I know this might sound really stupid: I was trying to show that the tangent space of a hyperplane is itself.
I started by parametrising the hyperplane locally at $x$ with a diffeomorphism $\phi : U \rightarrow X$, where $U\subset R^n$ and $X\subset R^m$ is the hyperplane we're considering, such that $\phi(0)=x$.
Now the tangent space $T_x(X)$ is given by the image of the derivative map $d\phi_0: R^n \rightarrow R^m$. If we can prove that $\phi$ is a linear map, then we are done, because the derivative map of a linear map is itself. But it seems that I can't prove that $\phi$ is linear.

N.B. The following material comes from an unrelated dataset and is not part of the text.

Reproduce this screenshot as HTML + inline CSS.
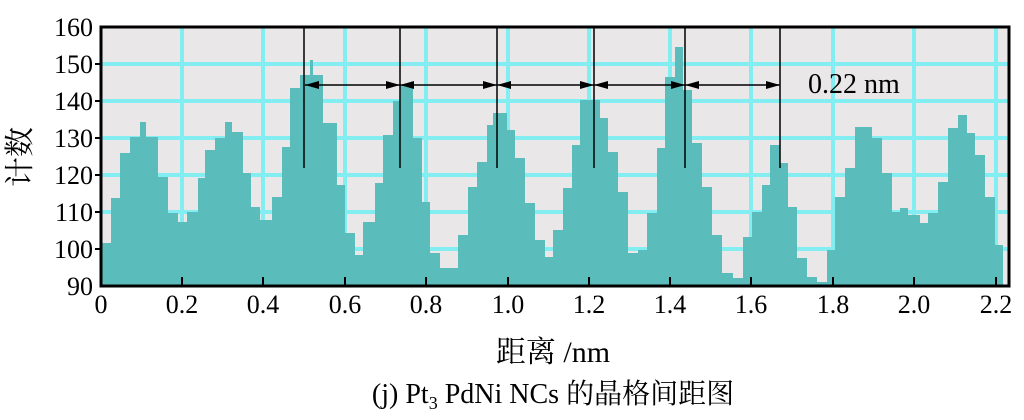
<!DOCTYPE html>
<html><head><meta charset="utf-8"><style>
html,body{margin:0;padding:0;background:#fff;}
svg{display:block;font-family:"Liberation Serif","Noto Serif CJK SC","Noto Sans CJK SC",serif;}
</style></head><body>
<svg width="1024" height="420" viewBox="0 0 1024 420" xmlns="http://www.w3.org/2000/svg">
<rect x="101" y="27" width="908" height="259" fill="#e9e7e7"/>
<g stroke="#82eef2" stroke-width="4">
<line x1="182" y1="27" x2="182" y2="286"/><line x1="263" y1="27" x2="263" y2="286"/>
<line x1="345" y1="27" x2="345" y2="286"/><line x1="426" y1="27" x2="426" y2="286"/>
<line x1="508" y1="27" x2="508" y2="286"/><line x1="589" y1="27" x2="589" y2="286"/>
<line x1="670" y1="27" x2="670" y2="286"/><line x1="751" y1="27" x2="751" y2="286"/>
<line x1="833" y1="27" x2="833" y2="286"/><line x1="914" y1="27" x2="914" y2="286"/>
<line x1="996" y1="27" x2="996" y2="286"/>
<line x1="101" y1="64" x2="1009" y2="64"/><line x1="101" y1="101" x2="1009" y2="101"/>
<line x1="101" y1="138" x2="1009" y2="138"/><line x1="101" y1="175" x2="1009" y2="175"/>
<line x1="101" y1="212" x2="1009" y2="212"/><line x1="101" y1="249" x2="1009" y2="249"/>
</g>
<polygon fill="#5bbcbc" points="101,286 101,243 111,243 111,198 120,198 120,153 130,153 130,137 140,137 140,122 146,122 146,137 158,137 158,177 168,177 168,213 178,213 178,222 187,222 187,212 198,212 198,178 205,178 205,150 215,150 215,138 225,138 225,122 232,122 232,132 243,132 243,173 251,173 251,207 260,207 260,220 272,220 272,197 282,197 282,147 290,147 290,88 300,88 300,75 310,75 310,60 313,60 313,75 323,75 323,123 337,123 337,185 345,185 345,233 355,233 355,255 363,255 363,222 375,222 375,183 383,183 383,135 393,135 393,101 400,101 400,85 413,85 413,138 422,138 422,202 430,202 430,253 440,253 440,268 458,268 458,235 468,235 468,187 477,187 477,162 487,162 487,125 493,125 493,113 507,113 507,130 515,130 515,158 525,158 525,203 535,203 535,240 545,240 545,257 553,257 553,230 563,230 563,188 572,188 572,145 580,145 580,100 600,100 600,118 608,118 608,152 618,152 618,192 628,192 628,253 638,253 638,250 647,250 647,213 657,213 657,148 665,148 665,77 675,77 675,47 683,47 683,90 692,90 692,143 702,143 702,187 712,187 712,235 722,235 722,273 733,273 733,278 743,278 743,237 752,237 752,212 762,212 762,185 770,185 770,145 780,145 780,163 788,163 788,207 797,207 797,258 807,258 807,277 817,277 817,282 827,282 827,250 835,250 835,197 845,197 845,168 855,168 855,127 872,127 872,138 882,138 882,173 892,173 892,212 900,212 900,208 908,208 908,215 920,215 920,223 928,223 928,213 938,213 938,182 948,182 948,128 958,128 958,115 967,115 967,133 975,133 975,155 985,155 985,197 995,197 995,245 1003,245 1003,286"/>
<g stroke="#000" stroke-width="1.5">
<line x1="304" y1="27" x2="304" y2="168"/><line x1="400" y1="27" x2="400" y2="168"/>
<line x1="497" y1="27" x2="497" y2="168"/><line x1="594" y1="27" x2="594" y2="168"/>
<line x1="685" y1="27" x2="685" y2="168"/><line x1="780" y1="27" x2="780" y2="168"/>
<line x1="305" y1="85" x2="780" y2="85"/>
</g>
<g fill="#000">
<polygon points="305,85 319,81 319,89"/>
<polygon points="400,85 386,81 386,89"/><polygon points="400,85 414,81 414,89"/>
<polygon points="497,85 483,81 483,89"/><polygon points="497,85 511,81 511,89"/>
<polygon points="594,85 580,81 580,89"/><polygon points="594,85 608,81 608,89"/>
<polygon points="685,85 671,81 671,89"/><polygon points="685,85 699,81 699,89"/>
<polygon points="780,85 766,81 766,89"/>
</g>
<text x="808" y="93" font-size="28">0.22 nm</text>
<rect x="101" y="27" width="908" height="259" fill="none" stroke="#000" stroke-width="3"/>
<g stroke="#000" stroke-width="2">
<line x1="182" y1="286" x2="182" y2="277"/><line x1="263" y1="286" x2="263" y2="277"/>
<line x1="345" y1="286" x2="345" y2="277"/><line x1="426" y1="286" x2="426" y2="277"/>
<line x1="508" y1="286" x2="508" y2="277"/><line x1="589" y1="286" x2="589" y2="277"/>
<line x1="670" y1="286" x2="670" y2="277"/><line x1="751" y1="286" x2="751" y2="277"/>
<line x1="833" y1="286" x2="833" y2="277"/><line x1="914" y1="286" x2="914" y2="277"/>
<line x1="996" y1="286" x2="996" y2="277"/>
<line x1="101" y1="64" x2="95" y2="64"/><line x1="101" y1="101" x2="95" y2="101"/>
<line x1="101" y1="138" x2="95" y2="138"/><line x1="101" y1="175" x2="95" y2="175"/>
<line x1="101" y1="212" x2="95" y2="212"/><line x1="101" y1="249" x2="95" y2="249"/>
</g>
<g font-size="26" text-anchor="end">
<text x="93" y="36">160</text><text x="93" y="73">150</text><text x="93" y="110">140</text>
<text x="93" y="147">130</text><text x="93" y="184">120</text><text x="93" y="221">110</text>
<text x="93" y="258">100</text><text x="93" y="295">90</text>
</g>
<g font-size="26" text-anchor="middle">
<text x="101" y="313">0</text><text x="182" y="313">0.2</text><text x="263" y="313">0.4</text>
<text x="345" y="313">0.6</text><text x="426" y="313">0.8</text><text x="508" y="313">1.0</text>
<text x="589" y="313">1.2</text><text x="670" y="313">1.4</text><text x="751" y="313">1.6</text>
<text x="833" y="313">1.8</text><text x="914" y="313">2.0</text><text x="996" y="313">2.2</text>
</g>
<text x="553" y="362" font-size="30" text-anchor="middle">距离 /nm</text>
<text x="553" y="403" font-size="28" text-anchor="middle">(j) Pt<tspan font-size="18" dy="6">3</tspan><tspan dy="-6"> PdNi NCs 的晶格间距图</tspan></text>
<text transform="translate(30,157) rotate(-90)" font-size="30" text-anchor="middle">计数</text>
</svg>
</body></html>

Also I realised there is a loophole in my proof. Since we're proving a global result, not just at $x$, parametrising $X$ locally won't work...
Any ideas?
You can choose $\phi$ to be a global and linear map. Since the hyperplane is a linear subspace of $\mathbb{R}^m$, you may pick a basis for your hyperplane. That defines a linear isomorphism from $\mathbb{R}^n$ to the hyperplane taking the standard basis of $\mathbb{R}^n$ to your chosen basis, where $n$ is the dimension of the hyperplane. Since a linear isomorphism is automatically a diffeomorphism, $\phi$ indeed serves as a chart.